PC conveyed in utterances interacts with ASC, and this interaction generates meaning, which is, therefore, the consequence of reciprocity between both sides' private ASC, as judged by the interlocutors. Speakers and hearers who are equally involved in the communication process produce routines that rely on their most accessible and salient knowledge, which is conveyed in their private contexts in production (Kecskes, 2010). A hearer often relies on prior experience to produce the target expressions (covering activity, relationship, practice, and so on) that s/he believes best align with the speaker’s purpose conveyed in her/his speech in the particular scenario (Kecskes, 2013). Individuals rely on the interaction of individual prior context knowledge and actual situational context knowledge (Kecskes, 2010) during the process of formulaic meaning construction and interpretation.

In summary, the SCA asserts that “lexical conceptual knowledge is the basis for prior context that is encapsulated in the lexical items whilst procedural knowledge, which is pragmatic, is triggered by the actual situational context” (Kecskes, 2013: 132). As a result, unlike the conceptualizations discussed above in the SLA field, PC knowledge in this framework, as a discrete line of traditional declarative L2 knowledge, specifically refers to previously accumulated knowledge about the target language, which consists of factual information about the target language, such as explicit knowledge of L2 grammatical rules. Meanwhile, ASC knowledge refers to the experience of a specific speech scenario in a real-world interaction as a representative of procedural knowledge in accordance with knowledge of available strategies that learners may adopt to take effective advantage of their L2 knowledge in communication. A PC-ASC mapping from the SCA perspective is thus used in the current study to depict learners' realization in their pragmatic competence of routines.

3.3.2 Conceptual Socialization

Conceptual socialization is described as the alteration of the conceptual system to accommodate the functional demands of the new language and culture (Kecskes, 2003, 2015; Kecskes & Papp, 2000). The bilinguals’ L1-dominated conceptual base is gradually reformed during the conceptual socialization process (Kecskes, 2015), and it is ready to evolve with new knowledge acquired from the L2 channel (e.g., Kecskes, 2003; Ortactepe, 2012).

Conceptual socialization has been rather different from language socialization, for the former has enlarged the paradigm scope of the latter which has purely focused on language developmental problems. Conceptual socialization, by comparison, underlines “the primacy of mental processes in the symbiosis of language and culture, and aims at explaining the bidirectional influence of the two or more languages” (Kecskes, 2015: 426). The common underlying conceptual base generally serves as the essential part in the process of conceptual socialization, which is employed for the transition across two or more languages (see Kecskes & Papp, 2000; Kecskes, 2010).

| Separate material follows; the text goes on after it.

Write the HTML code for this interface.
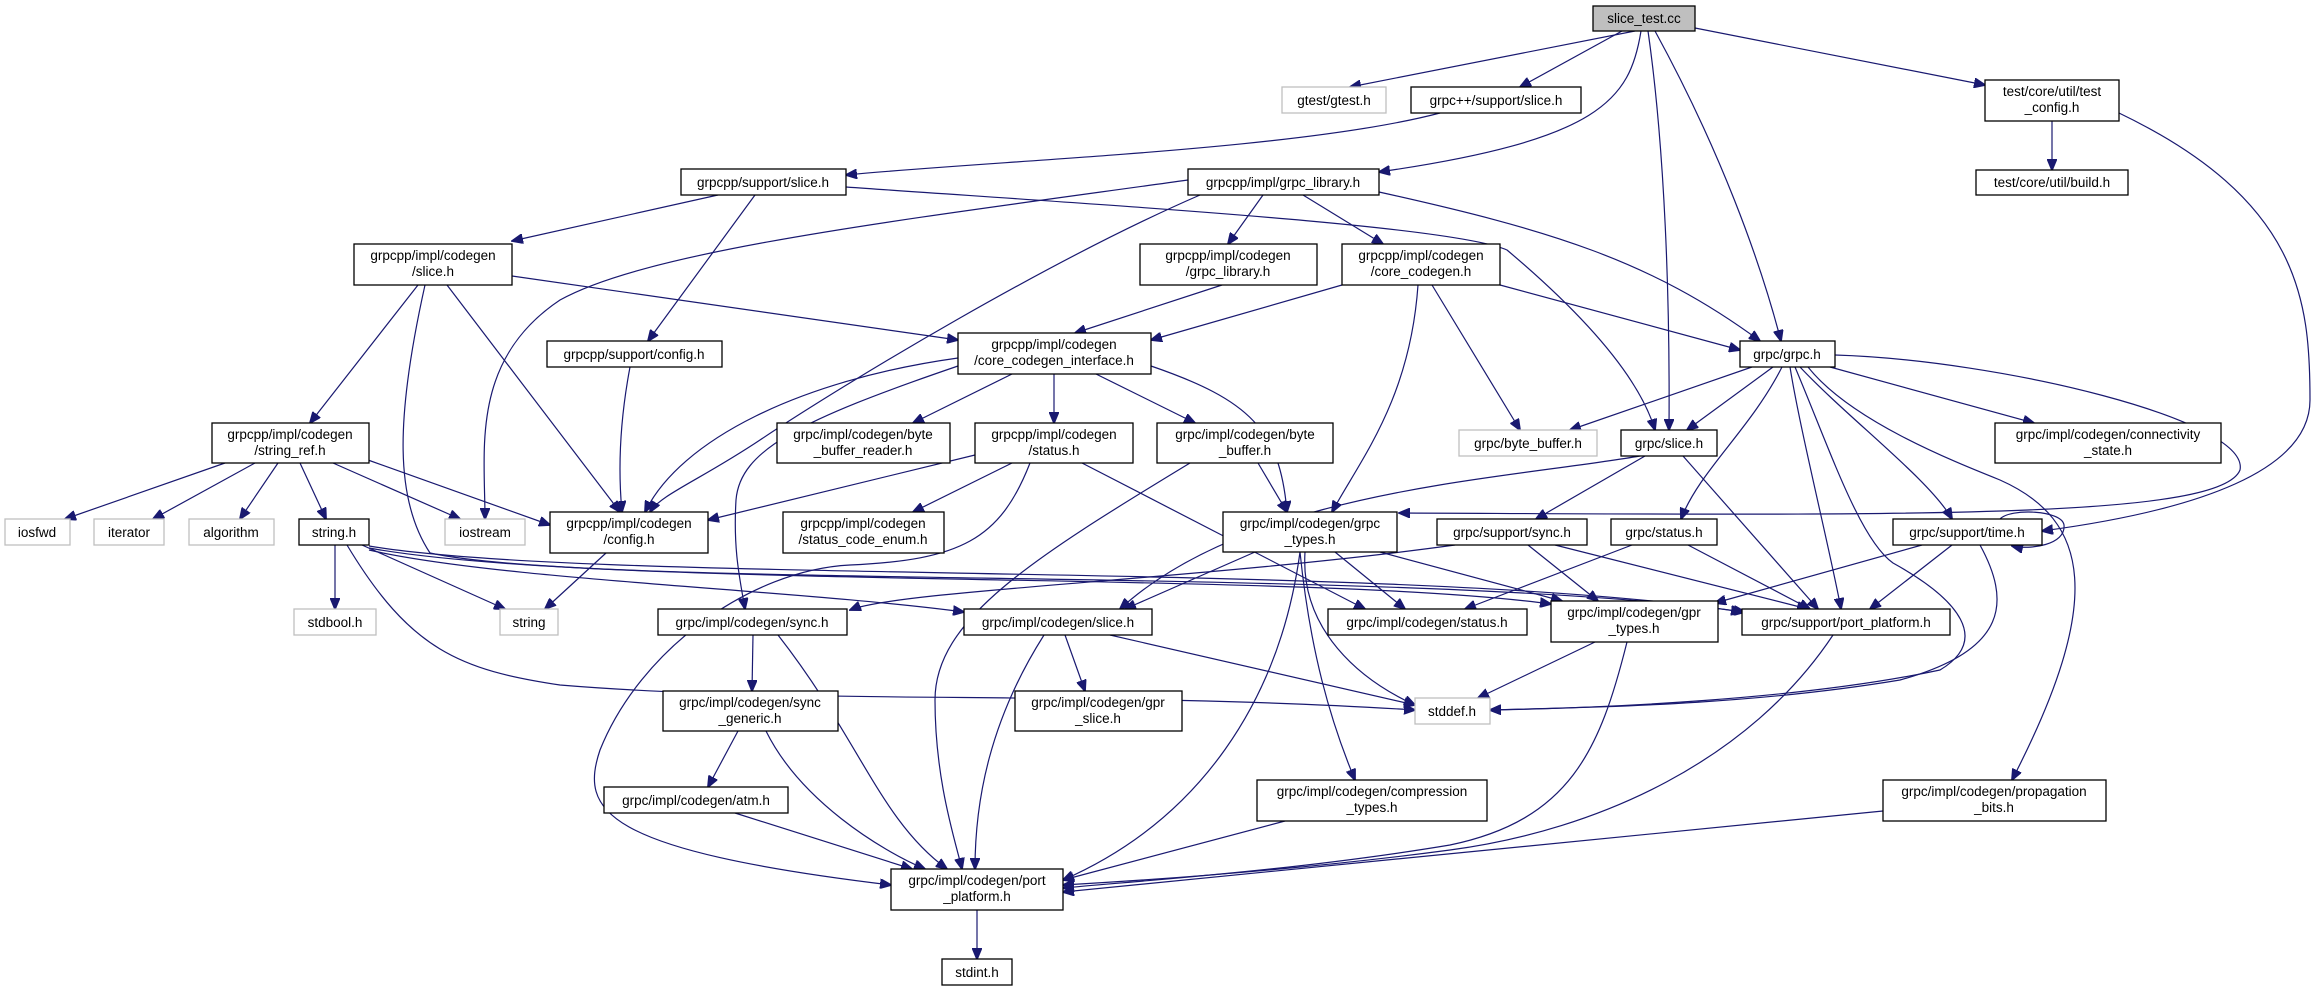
<!DOCTYPE html>
<html><head><meta charset="utf-8"><style>
html,body{margin:0;padding:0;background:#fff;}
svg{display:block;}
text{font-family:"Liberation Sans","DejaVu Sans",sans-serif;font-size:13.5px;fill:#000;text-anchor:middle;}
.n{fill:#fff;stroke:#000;stroke-width:1.3;}
.g{fill:#fff;stroke:#bfbfbf;stroke-width:1.3;}
.e{fill:none;stroke:#191970;stroke-width:1.2;marker-end:url(#a);}
</style></head><body>
<svg width="2315" height="991" viewBox="0 0 2315 991" xmlns="http://www.w3.org/2000/svg">
<defs><marker id="a" markerUnits="userSpaceOnUse" markerWidth="12" markerHeight="10" refX="11" refY="5" orient="auto"><path d="M0,0 L12,5 L0,10 z" fill="#191970" stroke="#191970"/></marker></defs>

<path class="e" d="M1635,31 L1350,87"/>
<path class="e" d="M1622,31 L1520,87"/>
<path class="e" d="M1641,31 C1630,100 1600,140 1379,172"/>
<path class="e" d="M1648,31 C1665,150 1670,300 1669,430"/>
<path class="e" d="M1655,31 C1720,150 1760,260 1781,341"/>
<path class="e" d="M1695,28 L1985,85"/>
<path class="e" d="M1440,113 C1300,150 1000,160 846,175"/>
<path class="e" d="M2052,121 L2052,170"/>
<path class="e" d="M2119,113 C2300,200 2310,300 2310,400 C2310,470 2200,510 2042,531"/>
<path class="e" d="M718,195 L512,241"/>
<path class="e" d="M755,195 L648,341"/>
<path class="e" d="M846,187 C1100,205 1450,225 1507,250 C1590,320 1640,380 1655,430"/>
<path class="e" d="M1188,180 C900,220 650,250 560,300 C470,360 485,450 485,519"/>
<path class="e" d="M1200,195 C1050,260 850,380 760,440 C700,480 660,495 650,512"/>
<path class="e" d="M1263,195 L1228,244"/>
<path class="e" d="M1303,195 L1383,244"/>
<path class="e" d="M1379,192 C1550,230 1650,260 1760,341"/>
<path class="e" d="M1222,285 L1075,333"/>
<path class="e" d="M1342,285 L1151,340"/>
<path class="e" d="M1418,285 C1410,400 1360,460 1332,512"/>
<path class="e" d="M1432,285 L1520,430"/>
<path class="e" d="M1500,285 L1740,350"/>
<path class="e" d="M512,276 L958,340"/>
<path class="e" d="M418,285 L310,423"/>
<path class="e" d="M447,285 L620,512"/>
<path class="e" d="M425,285 C395,420 395,500 430,553 C600,590 1400,565 1745,612"/>
<path class="e" d="M630,367 C620,420 618,470 622,512"/>
<path class="e" d="M958,358 C800,380 680,440 645,512"/>
<path class="e" d="M958,366 C800,420 740,450 736,500 C733,550 740,580 745,609"/>
<path class="e" d="M1012,374 L913,423"/>
<path class="e" d="M1054,374 L1054,423"/>
<path class="e" d="M1096,374 L1195,423"/>
<path class="e" d="M1151,366 C1250,400 1280,430 1287,512"/>
<path class="e" d="M225,463 L65,519"/>
<path class="e" d="M255,463 L153,519"/>
<path class="e" d="M278,463 L240,519"/>
<path class="e" d="M300,463 L326,519"/>
<path class="e" d="M333,463 L460,519"/>
<path class="e" d="M368,460 L550,525"/>
<path class="e" d="M335,545 L335,609"/>
<path class="e" d="M362,545 L505,609"/>
<path class="e" d="M347,545 C410,650 460,670 560,685 C800,705 1100,690 1415,710"/>
<path class="e" d="M369,550 C500,580 800,590 964,612"/>
<path class="e" d="M369,548 C600,590 1300,570 1551,604"/>
<path class="e" d="M369,546 C600,585 1400,560 1742,612"/>
<path class="e" d="M606,553 L545,609"/>
<path class="e" d="M975,455 L708,520"/>
<path class="e" d="M1012,463 L913,512"/>
<path class="e" d="M1030,463 C1000,540 960,560 850,565 C750,570 640,650 600,750 C580,810 600,850 891,885"/>
<path class="e" d="M1082,463 L1365,609"/>
<path class="e" d="M1258,463 L1287,512"/>
<path class="e" d="M1190,463 C1030,560 935,620 935,700 C935,780 955,840 962,869"/>
<path class="e" d="M1752,367 L1570,430"/>
<path class="e" d="M1773,367 L1687,430"/>
<path class="e" d="M1835,355 C2000,360 2250,420 2240,470 C2220,520 1900,515 1399,513"/>
<path class="e" d="M1782,367 C1750,430 1700,470 1681,519"/>
<path class="e" d="M1790,367 C1800,430 1830,550 1841,609"/>
<path class="e" d="M1800,367 C1850,420 1930,480 1952,519"/>
<path class="e" d="M1795,367 C1830,450 1860,540 1893,563 C1960,600 1990,640 1940,670 C1800,700 1600,708 1490,710"/>
<path class="e" d="M1808,367 C1850,420 1950,460 2000,480 C2090,520 2105,600 2012,780"/>
<path class="e" d="M1830,367 L2034,423"/>
<path class="e" d="M1640,456 C1500,480 1250,490 1120,609"/>
<path class="e" d="M1645,456 L1536,519"/>
<path class="e" d="M1683,456 L1818,609"/>
<path class="e" d="M1255,552 L1125,609"/>
<path class="e" d="M1335,552 L1405,609"/>
<path class="e" d="M1380,552 L1562,601"/>
<path class="e" d="M1305,552 C1300,630 1360,680 1415,705"/>
<path class="e" d="M1300,552 C1310,650 1330,720 1355,780"/>
<path class="e" d="M1300,552 C1280,700 1200,820 1063,880"/>
<path class="e" d="M1455,545 C1200,580 900,590 850,610"/>
<path class="e" d="M1528,545 L1598,601"/>
<path class="e" d="M1555,545 L1808,609"/>
<path class="e" d="M1632,545 L1465,609"/>
<path class="e" d="M1688,545 L1810,609"/>
<path class="e" d="M2000,519 C2010,508 2062,510 2064,525 C2066,545 2030,550 2012,546"/>
<path class="e" d="M1922,545 L1715,603"/>
<path class="e" d="M1952,545 L1870,609"/>
<path class="e" d="M1980,545 C2010,600 2010,650 1900,680 C1750,705 1600,707 1490,710"/>
<path class="e" d="M1595,642 L1478,698"/>
<path class="e" d="M1627,642 C1600,750 1570,820 1450,845 C1300,870 1150,880 1063,888"/>
<path class="e" d="M1833,635 C1750,760 1600,830 1450,850 C1300,870 1150,880 1063,885"/>
<path class="e" d="M1065,635 L1085,691"/>
<path class="e" d="M1044,635 C990,720 975,800 975,869"/>
<path class="e" d="M1110,635 L1415,705"/>
<path class="e" d="M753,635 L752,691"/>
<path class="e" d="M778,635 C860,740 880,820 947,869"/>
<path class="e" d="M738,731 L708,787"/>
<path class="e" d="M766,731 C800,800 880,850 925,869"/>
<path class="e" d="M735,813 L912,869"/>
<path class="e" d="M1285,821 L1063,880"/>
<path class="e" d="M1883,811 L1063,892"/>
<path class="e" d="M977,910 L977,959"/>

<rect x="1593" y="6" width="102" height="25" fill="#bfbfbf" stroke="#000" stroke-width="1.3"/><text x="1644" y="23">slice_test.cc</text>
<rect class="g" x="1282" y="87" width="104" height="26"/><text x="1334" y="105">gtest/gtest.h</text>
<rect class="n" x="1411" y="87" width="170" height="26"/><text x="1496" y="105">grpc++/support/slice.h</text>
<rect class="n" x="1985" y="80" width="134" height="41"/><text x="2052" y="96">test/core/util/test</text><text x="2052" y="112">_config.h</text>
<rect class="n" x="1976" y="170" width="152" height="25"/><text x="2052" y="187">test/core/util/build.h</text>
<rect class="n" x="681" y="169" width="165" height="26"/><text x="763" y="187">grpcpp/support/slice.h</text>
<rect class="n" x="1188" y="169" width="191" height="26"/><text x="1283" y="187">grpcpp/impl/grpc_library.h</text>
<rect class="n" x="354" y="244" width="158" height="41"/><text x="433" y="260">grpcpp/impl/codegen</text><text x="433" y="276">/slice.h</text>
<rect class="n" x="1140" y="244" width="177" height="41"/><text x="1228" y="260">grpcpp/impl/codegen</text><text x="1228" y="276">/grpc_library.h</text>
<rect class="n" x="1342" y="244" width="158" height="41"/><text x="1421" y="260">grpcpp/impl/codegen</text><text x="1421" y="276">/core_codegen.h</text>
<rect class="n" x="547" y="341" width="175" height="26"/><text x="634" y="359">grpcpp/support/config.h</text>
<rect class="n" x="958" y="333" width="193" height="41"/><text x="1054" y="349">grpcpp/impl/codegen</text><text x="1054" y="365">/core_codegen_interface.h</text>
<rect class="n" x="1740" y="341" width="95" height="26"/><text x="1787" y="359">grpc/grpc.h</text>
<rect class="n" x="212" y="423" width="157" height="40"/><text x="290" y="439">grpcpp/impl/codegen</text><text x="290" y="455">/string_ref.h</text>
<rect class="n" x="777" y="423" width="173" height="40"/><text x="863" y="439">grpc/impl/codegen/byte</text><text x="863" y="455">_buffer_reader.h</text>
<rect class="n" x="975" y="423" width="158" height="40"/><text x="1054" y="439">grpcpp/impl/codegen</text><text x="1054" y="455">/status.h</text>
<rect class="n" x="1157" y="423" width="176" height="40"/><text x="1245" y="439">grpc/impl/codegen/byte</text><text x="1245" y="455">_buffer.h</text>
<rect class="g" x="1459" y="430" width="138" height="26"/><text x="1528" y="448">grpc/byte_buffer.h</text>
<rect class="n" x="1621" y="430" width="96" height="26"/><text x="1669" y="448">grpc/slice.h</text>
<rect class="n" x="1995" y="423" width="226" height="40"/><text x="2108" y="439">grpc/impl/codegen/connectivity</text><text x="2108" y="455">_state.h</text>
<rect class="g" x="5" y="519" width="65" height="26"/><text x="37" y="537">iosfwd</text>
<rect class="g" x="94" y="519" width="70" height="26"/><text x="129" y="537">iterator</text>
<rect class="g" x="189" y="519" width="85" height="26"/><text x="231" y="537">algorithm</text>
<rect class="n" x="299" y="519" width="70" height="26"/><text x="334" y="537">string.h</text>
<rect class="g" x="445" y="519" width="80" height="26"/><text x="485" y="537">iostream</text>
<rect class="n" x="550" y="512" width="158" height="41"/><text x="629" y="528">grpcpp/impl/codegen</text><text x="629" y="544">/config.h</text>
<rect class="n" x="783" y="512" width="161" height="41"/><text x="863" y="528">grpcpp/impl/codegen</text><text x="863" y="544">/status_code_enum.h</text>
<rect class="n" x="1223" y="512" width="174" height="40"/><text x="1310" y="528">grpc/impl/codegen/grpc</text><text x="1310" y="544">_types.h</text>
<rect class="n" x="1437" y="519" width="150" height="26"/><text x="1512" y="537">grpc/support/sync.h</text>
<rect class="n" x="1611" y="519" width="106" height="26"/><text x="1664" y="537">grpc/status.h</text>
<rect class="n" x="1893" y="519" width="149" height="26"/><text x="1967" y="537">grpc/support/time.h</text>
<rect class="g" x="294" y="609" width="82" height="26"/><text x="335" y="627">stdbool.h</text>
<rect class="g" x="500" y="609" width="58" height="26"/><text x="529" y="627">string</text>
<rect class="n" x="658" y="609" width="189" height="26"/><text x="752" y="627">grpc/impl/codegen/sync.h</text>
<rect class="n" x="964" y="609" width="188" height="26"/><text x="1058" y="627">grpc/impl/codegen/slice.h</text>
<rect class="n" x="1328" y="609" width="199" height="26"/><text x="1427" y="627">grpc/impl/codegen/status.h</text>
<rect class="n" x="1551" y="601" width="167" height="41"/><text x="1634" y="617">grpc/impl/codegen/gpr</text><text x="1634" y="633">_types.h</text>
<rect class="n" x="1742" y="609" width="208" height="26"/><text x="1846" y="627">grpc/support/port_platform.h</text>
<rect class="n" x="663" y="691" width="175" height="40"/><text x="750" y="707">grpc/impl/codegen/sync</text><text x="750" y="723">_generic.h</text>
<rect class="n" x="1015" y="691" width="167" height="40"/><text x="1098" y="707">grpc/impl/codegen/gpr</text><text x="1098" y="723">_slice.h</text>
<rect class="g" x="1415" y="698" width="75" height="26"/><text x="1452" y="716">stddef.h</text>
<rect class="n" x="604" y="787" width="184" height="26"/><text x="696" y="805">grpc/impl/codegen/atm.h</text>
<rect class="n" x="1257" y="780" width="230" height="41"/><text x="1372" y="796">grpc/impl/codegen/compression</text><text x="1372" y="812">_types.h</text>
<rect class="n" x="1883" y="780" width="223" height="41"/><text x="1994" y="796">grpc/impl/codegen/propagation</text><text x="1994" y="812">_bits.h</text>
<rect class="n" x="891" y="869" width="172" height="41"/><text x="977" y="885">grpc/impl/codegen/port</text><text x="977" y="901">_platform.h</text>
<rect class="n" x="942" y="959" width="70" height="26"/><text x="977" y="977">stdint.h</text>
</svg>
</body></html>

Language socialization differs from conceptual socialization in that the latter broadens the paradigm scope of the former, which is simply concerned with language developmental issues. In contrast, conceptual socialization emphasizes the importance of mental processes in the language-culture symbiosis, and seeks to explain the bidirectional effect of two or more languages (Kecskes, 2015). In general, the same underlying conceptual basis is an essential component of the conceptual socialization process, which is used for language transitions across two or more languages (see Kecskes & Papp, 2000; Kecskes, 2010).

Pragmatic competence in L2 is more sensitive to language socialization than conceptual socialization because it is embodied “in the functioning of the dual language system” (Kecskes, 2015: 426), whereas pragmatic competence in L1 is more responsive to language socialization rather than conceptual socialization. The differences between these two types of socialization may be classified as follows (see Kecskes, 2015: 427 for more information): 1) awareness; 2) age and attitude; and 3) direct or indirect exposure to the target language. Throughout this process, learners gradually develop a conscious knowledge of the distinguishing features of L1 (his/her own) and L2 (the target) culture, as well as the creative ways to convey such variations and an identity that represents the two sides of culture. According to the SCA, “exposure, quality, and quantity of input can be effective only as much as the individual learner allows them to be” (Kecskes, 2015: 428). Furthermore, because they reflect “socio-cultural patterns, cultural models and behavioral expectations in a speech community” (Kecskes, 2015: 430), conceptual socialization can make significant contributions to formulaic language, particularly SBUs.

To summarize, language socialization in the L2 might be insufficient at times to foster the internalization or conceptualization of routines for non-native speakers, despite the fact that it is accessible to some level. As a result, conceptual socialization has been employed again in this study to explain the pragmatic performances of routines among Chinese learners of English, particularly in the situation of the inconspicuous impact caused by pure language socialization. Chap. 6 will provide a full analysis and discussion.

3.4 Summary

The theoretical foundations of the current study were explored in this chapter from many perspectives. Initially, the scope of L2 pragmatics and L2 pragmatic competence were introduced. Following that, the theoretical foundation was separated into three major subsections: (1) the pragmatic viewpoint, (2) the L2 acquisitional viewpoint, and (3) the socio-cognitive approach. The relevant empirical research addressing the L2 pragmatic sphere of routine competence has been examined and demonstrated in detail in Chap. 2.